In this version I have also added the ability to use the original Stanford GICP implementation. This implementation demonstrates better results than ICP when the point clouds are relative far apart, yet produces similar results than ICP when the point clouds are close enough. As usually the visual pose approximation is relatively good, GICP and ICP produces very similar results, hence I decided to use ICP instead of GICP since the first takes less computation time.

[Updated]

This is another video using SURFGPU for 2D feature matching and Generalized ICP for pose refinement:

Wednesday, October 12, 2011

Take three steps backwards to take a leap forward:

It has been more than two weeks since my last entry and I have decided to write a new one to summarize what I have been doing during those days.

As I mentioned in my previous entry, the next milestone of my FYP consist in the construction of a graph of keyframe's poses as nodes and rigid transformations between nodes as edges. The main objective consist in the optimization of that graph to avoid accumulation of error performing visual odometry.

The first task was to integrate the g2o library in my project so that I could generate and optimize the graph. This task was not too difficult although I must confess that I took more time than originally expected.

Once integrated this part, I started to test the application comparing the resulting global map from the optimization process with the global unoptimized map. The bad news came to see that the results were pretty bad, and guilt obviously, would not be the developers of the g2o but mine.

After few days trying to fix those problems with the g2o library, I decided to do the graph optimization part with the MRPT library to see if this way I could get better results. This task took me some days too and unfortunately didn't work as I expected. Curiously, the global maps obtained from the optimization of small graphs with the MRPT library, seemed to be slightly better than the unoptimized maps. Instead, when I tried to optimize a graph reconstructing a room, the results where much worse optimizing than just doing odometry.

Global map without graph optimization:

Global map graph optimization (small MRPT graph):

At this point, I decided that the best thing I could do was a cleaning of the code and restructuring in classes to help me find the problem.

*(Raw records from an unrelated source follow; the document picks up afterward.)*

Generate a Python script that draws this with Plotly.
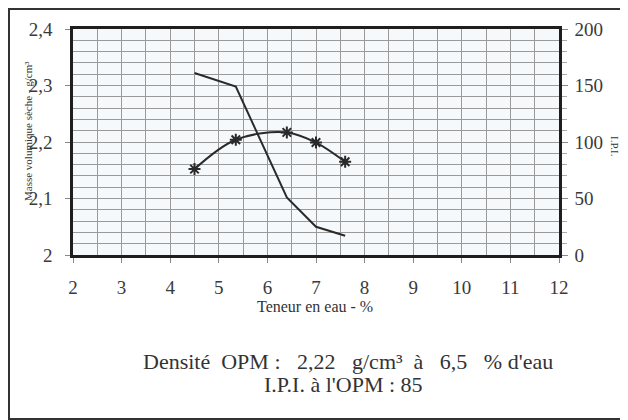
import plotly.graph_objects as go

# Data
teneur = [4.5, 5.35, 6.4, 7.0, 7.6]
densite = [2.152, 2.204, 2.217, 2.199, 2.165]
ipi = [161, 149, 51, 25, 17]

x_ticks = [2, 3, 4, 5, 6, 7, 8, 9, 10, 11, 12]

# page body has an 8px margin: figure coordinates = screen - 8
OFF = 8
W, H = 628 - OFF, 420 - OFF
L, R, T, B = 73 - OFF, 559 - OFF, 29 - OFF, 255 - OFF
pw, ph = R - L, B - T

def px(sx):
    return (sx - OFF - L) / pw

def py(sy):
    return (B - (sy - OFF)) / ph

SERIF = "Liberation Serif"
INK = "#2a2a2a"
GRID = "#9a9a9a"

fig = go.Figure()
fig.add_trace(go.Scatter(
    x=teneur, y=ipi, yaxis="y2", mode="lines",
    line=dict(color=INK, width=2), showlegend=False,
))
fig.add_trace(go.Scatter(
    x=teneur, y=densite, mode="lines+markers",
    line=dict(color=INK, width=2, shape="spline", smoothing=1.0),
    marker=dict(symbol="asterisk-open", size=10, line=dict(color=INK, width=2)),
    showlegend=False,
))

tickfont = dict(family=SERIF, size=19, color="#3a3a3a")

def note(text, sx, sy, size, angle=0):
    return dict(text=text, xref="paper", yref="paper", x=px(sx), y=py(sy),
                xanchor="center", yanchor="middle", textangle=angle,
                showarrow=False, font=dict(family=SERIF, size=size, color="#333"))

fig.update_layout(
    width=W, height=H,
    margin=dict(l=L, r=W - R, t=T, b=H - B),
    paper_bgcolor="#ffffff",
    plot_bgcolor="#f6f9fc",
    separators=", ",
    font=dict(family=SERIF, color="#333333"),
    xaxis=dict(
        range=[2, 12], tickvals=x_ticks, showgrid=True, gridcolor=GRID, gridwidth=1,
        minor=dict(dtick=0.5, showgrid=True, gridcolor=GRID, gridwidth=1),
        ticks="outside", ticklen=5, tickcolor="#888",
        showline=True, linecolor="#1e1e1e", linewidth=2.5, mirror=True,
        tickfont=tickfont, ticklabelstandoff=8,
        zeroline=False,
    ),
    yaxis=dict(
        range=[2, 2.4], dtick=0.1, showgrid=True, gridcolor=GRID, gridwidth=1,
        minor=dict(dtick=0.02, showgrid=True, gridcolor=GRID, gridwidth=1),
        ticks="outside", ticklen=5, tickcolor="#888",
        showline=True, linecolor="#1e1e1e", linewidth=2.5, mirror=True,
        tickfont=tickfont, ticklabelstandoff=9,
        zeroline=False,
    ),
    yaxis2=dict(
        range=[0, 200], dtick=50, overlaying="y", side="right", showgrid=False,
        ticks="outside", ticklen=6, tickcolor="#888",
        minor=dict(dtick=10, ticks="outside", ticklen=5, tickcolor="#aaa"),
        showline=True, linecolor="#1e1e1e", linewidth=2.5,
        tickfont=tickfont, ticklabelstandoff=3,
        zeroline=False,
    ),
    shapes=[dict(
        type="rect", xref="paper", yref="paper",
        x0=px(9), x1=px(700), y0=py(9), y1=py(419),
        line=dict(color="#333", width=2), fillcolor="rgba(0,0,0,0)", layer="below",
    )],
    annotations=[
        note("Masse volumique sèche - g/cm³", 28, 131, 11, -90),
        note("I.P.I.", 615, 146, 11, 90),
        note("Teneur en eau - %", 315, 306, 16),
        note("Densité\u00a0 OPM\u00a0:\u00a0\u00a0 2,22\u00a0\u00a0 g/cm³\u00a0 à\u00a0\u00a0 6,5\u00a0\u00a0 % d'eau",
             348, 361, 22),
        note("I.P.I. à l'OPM : 85", 343, 384, 22),
    ],
)

fig.write_html("out.html")
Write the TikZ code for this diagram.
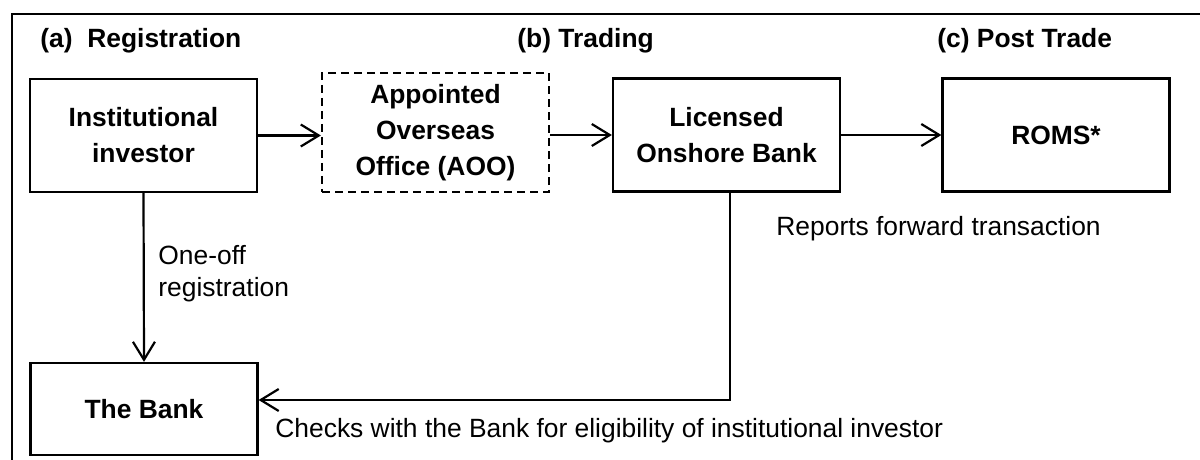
\documentclass[tikz,border=0pt]{standalone}
\usepackage{fontspec}
\setmainfont{Liberation Sans}
\usetikzlibrary{arrows.meta,positioning}
\begin{document}
\begin{tikzpicture}[x=0.5pt,y=-0.5pt,
  every node/.style={font=\fontsize{13.2pt}{16pt}\selectfont},
  box/.style={draw,line width=1.1pt,minimum width=113.5pt,minimum height=56.5pt,align=center,font=\fontsize{13.2pt}{18pt}\selectfont\bfseries,inner sep=0pt},
  dbox/.style={box,dash pattern=on 4pt off 2.5pt},
  head/.style={anchor=west,font=\fontsize{13.2pt}{16pt}\selectfont\bfseries,inner sep=0pt},
  lbl/.style={anchor=west,align=left,inner sep=0pt},
  conn/.style={line width=1.1pt,-{Straight Barb[length=9pt,width=11pt,line width=1.1pt]}}]
\useasboundingbox (0,0) rectangle (1200,460);
\draw[line width=1.1pt] (12,460) -- (12,14) -- (1200,14);
\node[head] (ha) at (40,41) {(a)\ \ Registration};
\node[head] (hb) at (517,41) {(b) Trading};
\node[head] (hc) at (937,41) {(c) Post Trade};
\node[box] (inv) at (143.5,135.5) {Institutional\\investor};
\node[dbox,minimum height=59.5pt] (aoo) at (435.5,132.5) {Appointed\\Overseas\\Office (AOO)};
\node[box] (lob) at (726.5,135) {Licensed\\Onshore Bank};
\node[box] (roms) at (1056,135) {ROMS*};
\node[box,minimum height=46pt] (bank) at (144,409) {The Bank};
\coordinate (lobd) at (730,191);
\coordinate (turn) at (730,400);
\draw[conn] (inv.east) -- (aoo.west |- inv.east);
\draw[conn] (aoo.east |- lob.west) -- (lob.west);
\draw[conn] (lob.east) -- (roms.west);
\draw[conn] (inv.south) -- (bank.north);
\draw[conn] (lobd) -- (turn) -- (bank.east |- turn);
\node[lbl] (l1) at (158,274) {One-off\\registration};
\node[lbl] (l2) at (776,229) {Reports forward transaction};
\node[lbl] (l3) at (275,431) {Checks with the Bank for eligibility of institutional investor};
\end{tikzpicture}
\end{document}
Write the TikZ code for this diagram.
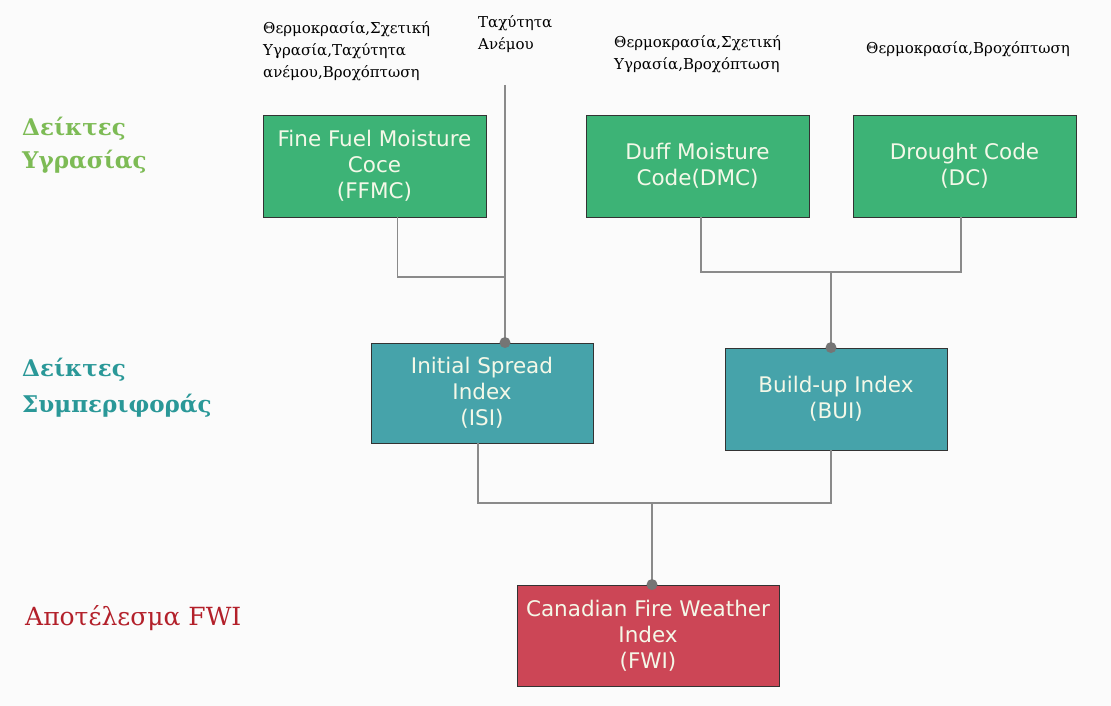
\documentclass[tikz,border=0pt]{standalone}
\usepackage{fontspec}
\setmainfont{DejaVu Serif}
\newfontfamily\boxfont{DejaVu Sans}
\usetikzlibrary{calc}
\definecolor{bg}{HTML}{FBFBFB}
\definecolor{gbox}{HTML}{3DB376}
\definecolor{tbox}{HTML}{46A3AA}
\definecolor{rbox}{HTML}{CC4656}
\definecolor{boxtext}{HTML}{F4F8E8}
\definecolor{glabel}{HTML}{7DBB55}
\definecolor{tlabel}{HTML}{2A9898}
\definecolor{rlabel}{HTML}{B3202A}
\definecolor{conn}{HTML}{8A8A8A}
\tikzset{
  idxbox/.style={draw=black!80, line width=0.9pt, minimum width=#1, align=center, text=boxtext,
    font=\boxfont\fontsize{21.5}{26}\selectfont, inner sep=0pt},
  inlabel/.style={anchor=north west, align=left, font=\fontsize{15}{22}\selectfont, inner sep=0pt},
  sidelabel/.style={anchor=north west, align=left, inner sep=0pt},
  wire/.style={draw=conn, line width=1.1pt},
  dot/.style={circle, fill=conn!85!black, minimum size=11pt, inner sep=0pt}
}
\begin{document}
\begin{tikzpicture}[x=1pt,y=-1pt]
\fill[bg] (0,0) rectangle (1111,706);
\useasboundingbox (0,0) rectangle (1111,706);

% input labels
\node[inlabel] (in1) at (263,21) {Θερμοκρασία,Σχετική\\Υγρασία,Ταχύτητα\\ανέμου,Βροχόπτωση};
\node[inlabel] (in2) at (478,15) {Ταχύτητα\\Ανέμου};
\node[inlabel] (in3) at (614,35) {Θερμοκρασία,Σχετική\\Υγρασία,Βροχόπτωση};
\node[inlabel] (in4) at (866,41) {Θερμοκρασία,Βροχόπτωση};

% side labels
\node[sidelabel, text=glabel, font=\bfseries\fontsize{23}{33}\selectfont] (l1) at (22,117) {Δείκτες\\Υγρασίας};
\node[sidelabel, text=tlabel, font=\bfseries\fontsize{23}{36}\selectfont] (l2) at (22,358) {Δείκτες\\Συμπεριφοράς};
\node[sidelabel, text=rlabel, font=\fontsize{25}{33}\selectfont] (l3) at (25,605) {Αποτέλεσμα FWI};

% boxes
\node[idxbox=223pt, minimum height=102pt, fill=gbox] (ffmc) at (374.5,166) {Fine Fuel Moisture\\Coce\\(FFMC)};
\node[idxbox=223pt, minimum height=102pt, fill=gbox] (dmc) at (697.5,166) {Duff Moisture\\Code(DMC)};
\node[idxbox=223pt, minimum height=102pt, fill=gbox] (dc) at (964.5,166) {Drought Code\\(DC)};
\node[idxbox=222pt, minimum height=100pt, fill=tbox] (isi) at (482,393) {Initial Spread\\Index\\(ISI)};
\node[idxbox=222pt, minimum height=102pt, fill=tbox] (bui) at (836,399) {Build-up Index\\(BUI)};
\node[idxbox=262pt, minimum height=101pt, fill=rbox] (fwi) at (648,635.5) {Canadian Fire Weather\\Index\\(FWI)};

% connector points
\coordinate (wtop) at (505,85);
\coordinate (j1) at (505,277);
\coordinate (j2) at (831,272);
\coordinate (j3) at (652,503);

% ISI inputs
\draw[wire] ([xshift=23pt]ffmc.south) |- (j1);
\draw[wire] (wtop) -- (wtop |- isi.north);
\node[dot] (d1) at (wtop |- isi.north) {};

% BUI inputs
\draw[wire] ([xshift=3.5pt]dmc.south) |- (j2) -| ([xshift=-3.5pt]dc.south);
\draw[wire] (j2) -- (j2 |- bui.north);
\node[dot] (d2) at (j2 |- bui.north) {};

% FWI inputs
\draw[wire] ([xshift=-4pt]isi.south) |- (j3) -| (j2 |- bui.south);
\draw[wire] (j3) -- (j3 |- fwi.north);
\node[dot] (d3) at (j3 |- fwi.north) {};
\end{tikzpicture}
\end{document}
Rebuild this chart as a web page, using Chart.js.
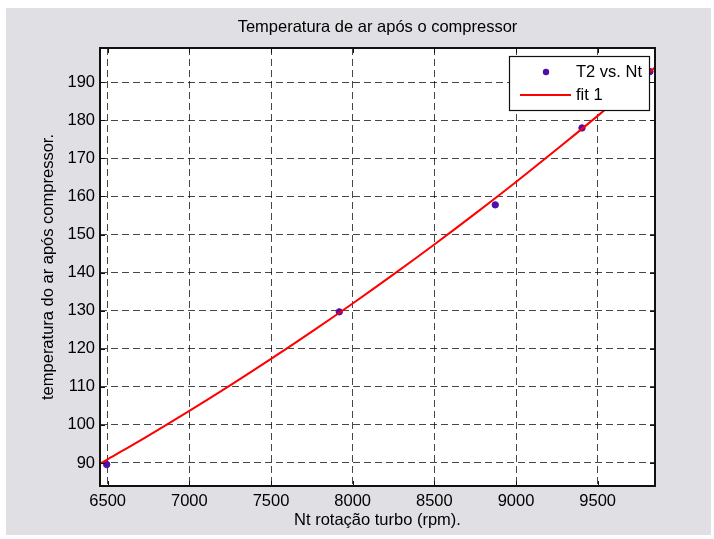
<!DOCTYPE html>
<html>
<head>
<meta charset="utf-8">
<script src="https://cdn.jsdelivr.net/npm/chart.js@4.4.1/dist/chart.umd.min.js"></script>
<style>
  html, body { margin: 0; padding: 0; background: #ffffff; }
  #wrap { width: 714px; height: 539px; }
</style>
</head>
<body>
<div id="wrap"><canvas id="c" width="714" height="539"></canvas></div>
<script>
// ---- data ----
const rpmMeasured = [6494, 7918, 8873, 9404, 9820];
const t2Measured  = [89.6, 129.7, 157.8, 178.0, 192.8];

const fitRpm = [6453, 6500, 6750, 7000, 7250, 7500, 7750, 8000, 8250, 8500, 8750, 9000, 9250, 9500, 9750, 9851];
const fitT2  = [89.8, 90.95, 97.2, 103.68, 110.38, 117.32, 124.5, 131.9, 139.54, 147.4, 155.5, 163.82, 172.38, 181.17, 190.19, 193.9];

const xTicks = [6500, 7000, 7500, 8000, 8500, 9000, 9500];
const yTicks = [90, 100, 110, 120, 130, 140, 150, 160, 170, 180, 190];

const titleText = 'Temperatura de ar após o compressor';
const xLabel = 'Nt rotação turbo (rpm).';
const yLabel = 'temperatura do ar após compressor.';
const seriesLabels = ['T2 vs. Nt', 'fit 1'];

const FONT = 'Liberation Sans, Arial, Helvetica, sans-serif';
const FS = 16.5;

const bgPlugin = {
  id: 'bg',
  beforeDraw(chart) {
    const ctx = chart.ctx, a = chart.chartArea;
    ctx.save();
    ctx.fillStyle = '#ffffff';
    ctx.fillRect(0, 0, chart.width, chart.height);
    ctx.fillStyle = '#dfdfe4';
    ctx.fillRect(6, 8, 705, 527);
    ctx.fillStyle = '#ffffff';
    ctx.fillRect(a.left, a.top, a.right - a.left, a.bottom - a.top);
    ctx.restore();
  }
};

const boxPlugin = {
  id: 'box',
  afterDatasetsDraw(chart) {
    const ctx = chart.ctx, a = chart.chartArea;
    const xs = chart.scales.x, ys = chart.scales.y;
    ctx.save();
    ctx.strokeStyle = '#111';
    ctx.lineWidth = 1;
    const tl = 5;
    ctx.beginPath();
    xTicks.forEach(v => {
      const px = Math.round(xs.getPixelForValue(v)) + 0.5;
      ctx.moveTo(px, a.bottom); ctx.lineTo(px, a.bottom - tl);
      ctx.moveTo(px, a.top); ctx.lineTo(px, a.top + tl);
    });
    yTicks.forEach(v => {
      const py = Math.round(ys.getPixelForValue(v)) + 0.5;
      ctx.moveTo(a.left, py); ctx.lineTo(a.left + tl, py);
      ctx.moveTo(a.right, py); ctx.lineTo(a.right - tl, py);
    });
    ctx.stroke();
    ctx.lineWidth = 2;
    ctx.strokeRect(a.left, a.top, a.right - a.left, a.bottom - a.top);

    // legend
    const lx = 509.5, ly = 56.5, lw = 140, lh = 54;
    ctx.fillStyle = '#ffffff';
    ctx.fillRect(lx, ly, lw, lh);
    ctx.lineWidth = 1.2;
    ctx.strokeStyle = '#111';
    ctx.strokeRect(lx, ly, lw, lh);
    const ds = chart.data.datasets;
    ctx.fillStyle = ds[0].backgroundColor;
    ctx.beginPath();
    ctx.arc(546, 72, 3.2, 0, Math.PI * 2);
    ctx.fill();
    ctx.strokeStyle = ds[1].borderColor;
    ctx.lineWidth = 2;
    ctx.beginPath();
    ctx.moveTo(520, 95); ctx.lineTo(571, 95);
    ctx.stroke();
    ctx.fillStyle = '#000';
    ctx.font = FS + 'px ' + FONT;
    ctx.textBaseline = 'middle';
    ctx.textAlign = 'left';
    ctx.fillText(ds[0].label, 576, 72);
    ctx.fillText(ds[1].label, 576, 95);
    ctx.restore();
  }
};

new Chart(document.getElementById('c'), {
  type: 'scatter',
  data: {
    datasets: [
      {
        label: seriesLabels[0],
        data: rpmMeasured.map((x, i) => ({ x, y: t2Measured[i] })),
        backgroundColor: '#5010a8',
        borderColor: '#5010a8',
        pointRadius: 3.2,
        showLine: false,
        order: 2
      },
      {
        label: seriesLabels[1],
        data: fitRpm.map((x, i) => ({ x, y: fitT2[i] })),
        borderColor: '#ff0000',
        backgroundColor: '#ff0000',
        borderWidth: 2,
        pointRadius: 0,
        showLine: true,
        tension: 0.4,
        order: 1
      }
    ]
  },
  options: {
    responsive: false,
    animation: false,
    devicePixelRatio: 1,
    layout: { padding: { left: 0, right: 59, top: 0, bottom: 0 } },
    plugins: {
      legend: { display: false },
      tooltip: { enabled: false },
      title: {
        display: true,
        text: titleText,
        fullSize: false,
        color: '#000',
        font: { family: FONT, size: FS, weight: 'normal', lineHeight: 1.2 },
        padding: { top: 17.5, bottom: 10.7 }
      }
    },
    scales: {
      x: {
        type: 'linear',
        min: 6453,
        max: 9851,
        afterBuildTicks: s => { s.ticks = xTicks.map(v => ({ value: v })); },
        afterFit: s => { s.height = 53; },
        grid: { display: true, drawOnChartArea: true, drawTicks: false, color: 'rgba(0,0,0,0.72)', lineWidth: 1 },
        border: { display: false, dash: [7, 4] },
        ticks: { color: '#000', padding: 6, font: { family: FONT, size: FS }, maxRotation: 0, autoSkip: false,
                 callback: v => String(v) },
        title: {
          display: true,
          text: xLabel,
          color: '#000',
          font: { family: FONT, size: FS, lineHeight: 1.2 },
          padding: { top: 0, bottom: 9 }
        }
      },
      y: {
        type: 'linear',
        min: 83.95,
        max: 199.0,
        afterBuildTicks: s => { s.ticks = yTicks.map(v => ({ value: v })); },
        afterFit: s => { s.width = 100; },
        grid: { display: true, drawOnChartArea: true, drawTicks: false, color: 'rgba(0,0,0,0.72)', lineWidth: 1 },
        border: { display: false, dash: [7, 4] },
        ticks: { color: '#000', padding: 5, font: { family: FONT, size: FS }, autoSkip: false,
                 callback: v => String(v) },
        title: {
          display: true,
          text: yLabel,
          color: '#000',
          font: { family: FONT, size: FS, lineHeight: 1.2 },
          padding: { top: 39, bottom: 0 }
        }
      }
    }
  },
  plugins: [bgPlugin, boxPlugin]
});
</script>
</body>
</html>
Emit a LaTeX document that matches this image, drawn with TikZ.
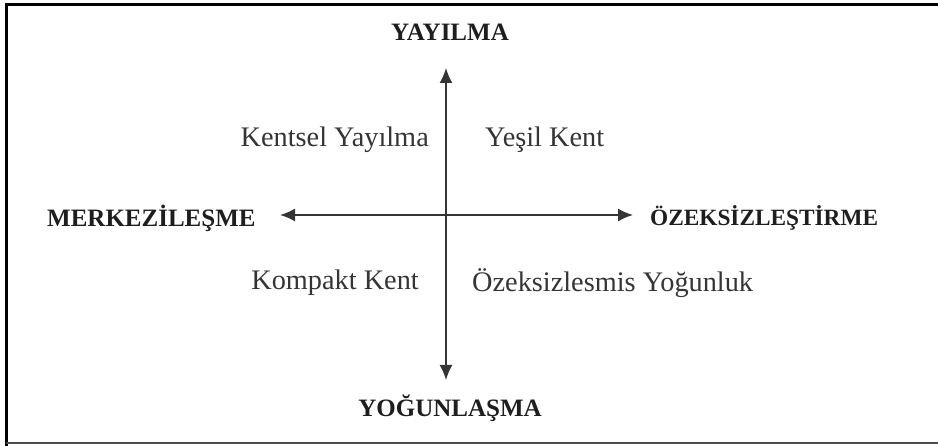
\documentclass[tikz,border=0pt]{standalone}
\usepackage{fontspec}
\setmainfont{Liberation Serif}
\usetikzlibrary{arrows.meta}
\definecolor{ink}{HTML}{1E1E1E}
\tikzset{
  axis/.style={draw=ink!90, line width=1.8pt, -{Latex[length=15pt,width=13pt]}},
  pole/.style={font=\fontsize{25}{28}\selectfont\bfseries, text=ink, inner sep=0pt},
  quad/.style={font=\fontsize{28.3}{30}\selectfont, text=ink!90, inner sep=0pt},
}
\begin{document}
\begin{tikzpicture}[x=1pt,y=-1pt]
\useasboundingbox (0,0) rectangle (938,446);
\fill[white] (0,0) rectangle (938,446);
\draw[line width=3pt, black] (6,446) -- (6,4.5) -- (938,4.5);
\draw[line width=2pt, black!70] (6,443) -- (938,443);
\coordinate (c) at (446,215);
\coordinate (top) at (446,68);
\coordinate (bot) at (446,380);
\coordinate (lft) at (280,215);
\coordinate (rgt) at (633,215);
\draw[axis] (c) -- (top);
\draw[axis] (c) -- (bot);
\draw[axis] (c) -- (lft);
\draw[axis] (c) -- (rgt);
\node[pole] (yay) at (450,32) {YAYILMA};
\node[pole] (yog) at (450,408) {YOĞUNLAŞMA};
\node[pole, anchor=west] (mer) at (47,218) {MERKEZİLEŞME};
\node[pole, anchor=west, font=\fontsize{23.3}{28}\selectfont\bfseries] (oze) at (650,218) {ÖZEKSİZLEŞTİRME};
\node[quad, anchor=east] (ky) at (429,140) {Kentsel Yayılma};
\node[quad, anchor=west] (yk) at (485,140) {Yeşil Kent};
\node[quad, anchor=east] (kk) at (419,283) {Kompakt Kent};
\node[quad, anchor=west] (oy) at (472,283) {Özeksizlesmis Yoğunluk};
\end{tikzpicture}
\end{document}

This is what I have been doing during the last four days and I think It will take at least one or two weeks more refactoring the whole project.

Therefore, in the coming weeks my work will not consist in the addition of new functionality, but improve what I have and rebuild the project over a new base. Perhaps in this way I could be able to find the problem and fix it, in any case this won't be work in vain. I'll take three steps backwards to take a big leap forward!